Soomri, Inatullah, and five grandchildren sit in their shelter. Jessica Howell/CRS

By Jessica Howell, Catholic Relief Services (CRS is a Caritas member)

The early days of last August seemed fairly unremarkable for the small Pakistani village of Rajo Bhayo, until the Indus River – swollen from days of unending monsoon rains in the north – breached a protective embankment nearby and came swirling towards the village.

Villagers had about an hour to prepare before the flood hit them. “We did not understand what was happening to us when the waters came,” says Soomri, a 75-year old mother of five and grandmother of 23. Panic ensued, with people fleeing to higher ground as quickly as they could, watching their entire village disappear under rapidly-rising water.

Situated in the northeast part of Pakistan’s Sindh province, the village of Rajo Bhayo used to be a bustling farming and fishing community in a fertile swath of land near the Indus River. Now, it’s a barren desert, buried below five feet of sand left behind by the flood waters that tore through here in late summer.

The floods spared nothing – every single house in the community was destroyed, over three-quarters of the livestock drowned, and fishponds and wheat fields were inundated with water. But livelihoods and homes were not the only things lost.

Sumar, a soft-spoken older man with tufts of white hair peeking from under his hat, appears much older than his 55 years. Grief seems to hunch his shoulders and line his face, and for good reason: four of his six children drowned in the floods. “I was in such a panic that day,” he remembers. “I couldn’t take all my children with me.”

Without a place to sleep, Soomri, Sumar and the other community members slept outside in the open air for a month. It was cold and uncomfortable and frightening, especially for the children. “People were hopeless at the beginning,” says Sumar. “You could see it on their faces.”

The flood waters slowly receded and community members returned to their land … but everything they knew as Rajo Bhayo was now beneath five feet of sand. Some roofs stuck through the ground, but mostly it was just sand in every direction. Community members tried to salvage what they could. Some were able to dig out belongings and beds; others just tried to scavenge pieces of wood and brick to rebuild with.
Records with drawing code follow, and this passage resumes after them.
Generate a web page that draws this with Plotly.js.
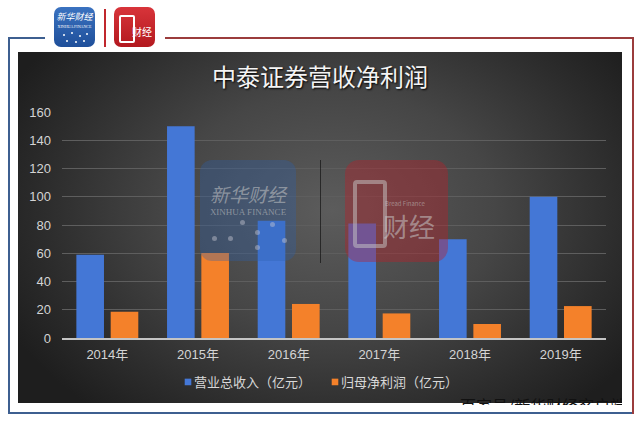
<!DOCTYPE html>
<html>
<head>
<meta charset="utf-8">
<script src="https://cdn.plot.ly/plotly-3.0.1.min.js"></script>
<style>
  html, body { margin:0; padding:0; background:#ffffff; }
  #wrap { position:relative; width:640px; height:422px; overflow:hidden; background:#fff; }
  #box { position:absolute; left:18px; top:52px; width:604px; height:351px;
    background: radial-gradient(ellipse 60% 75% at 52% 45%, #5c5c5c 0%, #464646 45%, #2c2c2c 80%, #1e1e1e 100%); }
  #chart { position:absolute; left:0; top:0; width:640px; height:422px; }
  .ln { position:absolute; }
  .ov { position:absolute; pointer-events:none; }
  .dot { position:absolute; width:5px; height:5px; border-radius:50%; background:rgba(200,200,210,0.45); }
  .sdot { position:absolute; width:2px; height:2px; border-radius:50%; background:#fff; }
</style>
</head>
<body>
<div id="wrap">
  <!-- outer frame -->
  <div class="ln" style="left:8px; top:37px; width:1.5px; height:377px; background:#3d5f90;"></div>
  <div class="ln" style="left:8px; top:412px; width:625px; height:1.5px; background:#3d5f90;"></div>
  <div class="ln" style="left:8px; top:37px; width:37px; height:1.5px; background:#3d5f90;"></div>
  <div class="ln" style="left:165px; top:37px; width:468px; height:1.5px; background:#9b3c3c;"></div>
  <div class="ln" style="left:632px; top:37px; width:1.5px; height:377px; background:#9b3c3c;"></div>
  <!-- top logos -->
  <div class="ov" style="left:54px; top:7px; width:41px; height:40px; border-radius:7px; background:linear-gradient(#3a72c0,#1f4f9a); color:#fff; text-align:center; font-family:'Noto Sans CJK SC'; overflow:hidden;">
    <div style="position:absolute; left:0; width:41px; top:4px; font-size:9px; font-style:italic; line-height:11px;">新华财经</div>
    <div style="position:absolute; left:0; width:41px; top:17px; font-size:4px; line-height:5px; font-family:'Liberation Serif';">XINHUA FINANCE</div>
    <div class="sdot" style="left:9px; top:27px;"></div>
    <div class="sdot" style="left:17px; top:25px;"></div>
    <div class="sdot" style="left:25px; top:28px;"></div>
    <div class="sdot" style="left:32px; top:26px;"></div>
    <div class="sdot" style="left:12px; top:33px;"></div>
    <div class="sdot" style="left:21px; top:34px;"></div>
    <div class="sdot" style="left:29px; top:33px;"></div>
  </div>
  <div class="ln" style="left:104px; top:9px; width:2px; height:38px; background:#c0272d;"></div>
  <div class="ov" style="left:114px; top:7px; width:41px; height:40px; border-radius:7px; background:linear-gradient(#d8343a,#b3191f); color:#fff; font-family:'Noto Sans CJK SC'; overflow:hidden;">
    <div style="position:absolute; left:5px; top:8px; width:12px; height:24px; border:2px solid #fff; border-radius:2px;"></div>
    <div style="position:absolute; left:18px; top:19px; font-size:10px; line-height:12px;">财经</div>
  </div>
  <div id="box"></div>
  <div id="chart"></div>
  <!-- center watermarks -->
  <div class="ov" style="left:200px; top:160px; width:96px; height:101px; border-radius:12px; background:rgba(45,95,175,0.32); text-align:center; font-family:'Noto Sans CJK SC'; color:rgba(200,200,200,0.55); overflow:hidden;">
    <div style="position:absolute; left:0; width:96px; top:22px; font-size:19px; font-style:italic; line-height:24px;">新华财经</div>
    <div style="position:absolute; left:0; width:96px; top:47px; font-size:9px; font-family:'Liberation Serif'; line-height:11px;">XINHUA FINANCE</div>
    <div class="dot" style="left:12px; top:76px;"></div>
    <div class="dot" style="left:28px; top:76px;"></div>
    <div class="dot" style="left:40px; top:60px;"></div>
    <div class="dot" style="left:55px; top:70px;"></div>
    <div class="dot" style="left:55px; top:85px;"></div>
    <div class="dot" style="left:70px; top:62px;"></div>
    <div class="dot" style="left:82px; top:78px;"></div>
  </div>
  <div class="ov" style="left:320px; top:160px; width:1px; height:103px; background:rgba(20,20,20,0.7);"></div>
  <div class="ov" style="left:345px; top:160px; width:103px; height:102px; border-radius:14px; background:rgba(190,30,40,0.38); font-family:'Noto Sans CJK SC'; color:rgba(200,200,200,0.55); overflow:hidden;">
    <div style="position:absolute; left:8px; top:20px; width:26px; height:60px; border:4px solid rgba(200,200,200,0.5); border-radius:4px;"></div>
    <div style="position:absolute; left:40px; top:40px; font-size:6px; line-height:7px;">Bread Finance</div>
    <div style="position:absolute; left:38px; top:52px; font-size:26px; line-height:28px;">财经</div>
  </div>
  <!-- bottom-right caption, clipped at box edge -->
  <div class="ov" style="left:460px; top:394px; width:162px; height:11px; overflow:hidden;">
    <div style="font-family:'Noto Sans CJK SC'; font-size:16px; line-height:22px; color:#111; white-space:nowrap;">百家号/新华财经客户端</div>
  </div>
</div>
<script>
const categories = ['2014年', '2015年', '2016年', '2017年', '2018年', '2019年'];
const revenue = [59, 150, 83, 81, 70, 100];
const netProfit = [18.6, 60.2, 24.1, 17.4, 9.9, 22.6];
const seriesNames = ['营业总收入（亿元）', '归母净利润（亿元）'];
const yTicks = [0, 20, 40, 60, 80, 100, 120, 140, 160];

const fontFam = "'Liberation Sans', 'Noto Sans CJK SC', sans-serif";

const traces = [
  { type: 'bar', name: seriesNames[0], x: categories, y: revenue,
    marker: { color: '#4477d6', line: { width: 0 } }, hoverinfo: 'skip',
    legendwidth: 102 },
  { type: 'bar', name: seriesNames[1], x: categories, y: netProfit,
    marker: { color: '#f4812a', line: { width: 0 } }, hoverinfo: 'skip' }
];

const layout = {
  width: 640, height: 422,
  margin: { l: 62, r: 34, t: 112, b: 84, pad: 0 },
  paper_bgcolor: 'rgba(0,0,0,0)',
  plot_bgcolor: 'rgba(0,0,0,0)',
  barmode: 'group',
  bargap: 0.243,
  bargroupgap: 0.195,
  title: {
    text: '中泰证券营收净利润',
    xref: 'container', yref: 'container',
    x: 0.5, xanchor: 'center', y: 1 - 78 / 422, yanchor: 'middle',
    font: { family: "'Noto Sans CJK SC', sans-serif", size: 24, color: '#f4f4f4', shadow: '1px 1px 2px #000' }
  },
  xaxis: {
    type: 'category',
    showgrid: false,
    showline: true, linecolor: '#c4c4c4', linewidth: 1.5,
    ticks: '', ticklabelstandoff: 4,
    tickfont: { family: fontFam, size: 13, color: '#d4d4d4' },
    fixedrange: true
  },
  yaxis: {
    range: [0, 160],
    tickvals: yTicks,
    ticktext: yTicks.map(String),
    showgrid: true, gridcolor: '#5e5e5e', gridwidth: 1,
    zeroline: false, showline: false,
    ticks: '', ticklabelstandoff: 10,
    tickfont: { family: fontFam, size: 13, color: '#d4d4d4' },
    fixedrange: true
  },
  showlegend: true,
  legend: {
    orientation: 'h',
    x: (154 - 62) / 544, xanchor: 'left',
    y: (338 - 382) / 226, yanchor: 'middle',
    font: { family: "'Noto Sans CJK SC', sans-serif", size: 13, color: '#d8d8d8' },
    bgcolor: 'rgba(0,0,0,0)',
    borderwidth: 0,
    itemwidth: 30,
    tracegroupgap: 0
  }
};

Plotly.newPlot('chart', traces, layout, { displayModeBar: false, staticPlot: true }).then(function (gd) {
  // shrink the legend swatches to the small squares used in the reference
  gd.querySelectorAll('.legend .legendpoints path').forEach(function (p) {
    var t = p.getAttribute('transform') || '';
    p.setAttribute('transform', t + ' translate(14,0) scale(0.55)');
  });
});
</script>
</body>
</html>
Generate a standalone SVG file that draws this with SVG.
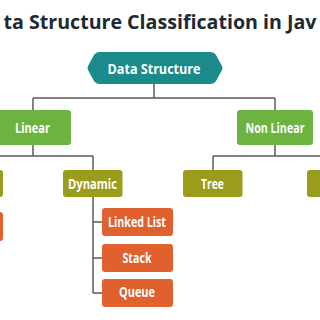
<svg xmlns="http://www.w3.org/2000/svg" width="320" height="320" viewBox="0 0 320 320">
<style>
.t{font-family:"Open Sans","Noto Sans","DejaVu Sans",sans-serif;font-weight:700;fill:#fff;text-anchor:middle}
.lbl{font-size:14px}
.green{fill:#6db33f}
.olive{fill:#9a9c1c}
.orange{fill:#e0602e}
.teal{fill:#1b8a8b}
.c{stroke:#5a5a5a;stroke-width:1.5;fill:none}
</style>
<rect width="320" height="320" fill="#fff"/>
<text x="160" y="28.5" font-family="Open Sans, Noto Sans, sans-serif" font-weight="700" font-size="20" fill="#1b2a33" text-anchor="middle" textLength="313" lengthAdjust="spacingAndGlyphs">ta Structure Classification in Jav</text>
<g id="connectors">
<path class="c" d="M154 84V98M33 98H275M33 98V110M275 98V110"/>
<path class="c" d="M33 145V156M0 156H93M93 156V170M275 145V156M213 156H320M213 156V170"/>
<path class="c" d="M93 197V293M93 222H102M93 258H102M93 293H102"/>
</g>
<g id="data-structure">
<path class="teal" d="M100 52H210Q214 52 216 55L222 66Q223 68 222 70L216 81Q214 84 210 84H100Q96 84 94 81L88 70Q87 68 88 66L94 55Q96 52 100 52Z"/>
<text class="t" x="154" y="73.5" font-size="15" textLength="93" lengthAdjust="spacingAndGlyphs">Data Structure</text>
</g>
<g id="linear">
<rect class="green" x="-6" y="110" width="77" height="35" rx="3"/>
<text class="t lbl" x="32.5" y="132.5" textLength="35" lengthAdjust="spacingAndGlyphs">Linear</text>
</g>
<g id="non-linear">
<rect class="green" x="237" y="110" width="76" height="35" rx="3"/>
<text class="t lbl" x="275" y="132.5" textLength="59" lengthAdjust="spacingAndGlyphs">Non Linear</text>
</g>
<g id="static">
<rect class="olive" x="-60" y="170" width="63" height="27" rx="3"/>
</g>
<g id="dynamic">
<rect class="olive" x="63" y="170" width="59.5" height="27" rx="3"/>
<text class="t lbl" x="92.5" y="188.5" textLength="49" lengthAdjust="spacingAndGlyphs">Dynamic</text>
</g>
<g id="tree">
<rect class="olive" x="183" y="170" width="59.5" height="27" rx="3"/>
<text class="t lbl" x="212.5" y="188.5" textLength="23" lengthAdjust="spacingAndGlyphs">Tree</text>
</g>
<g id="graph">
<rect class="olive" x="307" y="170" width="60" height="27" rx="3"/>
</g>
<g id="array">
<rect class="orange" x="-60" y="212" width="63" height="29" rx="3"/>
</g>
<g id="linked-list">
<rect class="orange" x="102" y="208" width="71" height="28" rx="3"/>
<text class="t lbl" x="137" y="227" textLength="58" lengthAdjust="spacingAndGlyphs">Linked List</text>
</g>
<g id="stack">
<rect class="orange" x="102" y="244" width="71" height="28" rx="3"/>
<text class="t lbl" x="137" y="263" textLength="29" lengthAdjust="spacingAndGlyphs">Stack</text>
</g>
<g id="queue">
<rect class="orange" x="102" y="279" width="71" height="28" rx="3"/>
<text class="t lbl" x="137" y="297" textLength="36" lengthAdjust="spacingAndGlyphs">Queue</text>
</g>
</svg>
Sumar eventually found the bodies of his four children and buried them at the edge of the village.

Catholic Relief Services, a Caritas member operational in Pakistan came to Rajo Bhayo in the wake of the devastating floods to build transitional shelters. The structures, made of bamboo and covered in tarps to keep out moisture, can sleep a whole family. Working with the Research and Development Foundation (RDF), CRS built a model in the community and then provided the materials for 86 more shelters. With the help of skilled laborers hired and trained by CRS and RDF, the people of Rajo Bhayo constructed shelter after shelter on their land. Now, all 550 people are sleeping in them.

“The shelters saved us,” Soomri says. Sharing her space with her son, Inatullah, and his seven children, Soomri expresses pride in owning her own home again. “The children are safe now and we are very happy to live here … it is like my palace.” Sumar, too, is grateful for a place to sleep. While he aches for the children he lost, he takes comfort in the security of a home for his children and grandchildren – who have long lives ahead of them. Despite the uncertainty, Soomri sounds optimistic about the days ahead. “We are not afraid for the future because we have shelter.”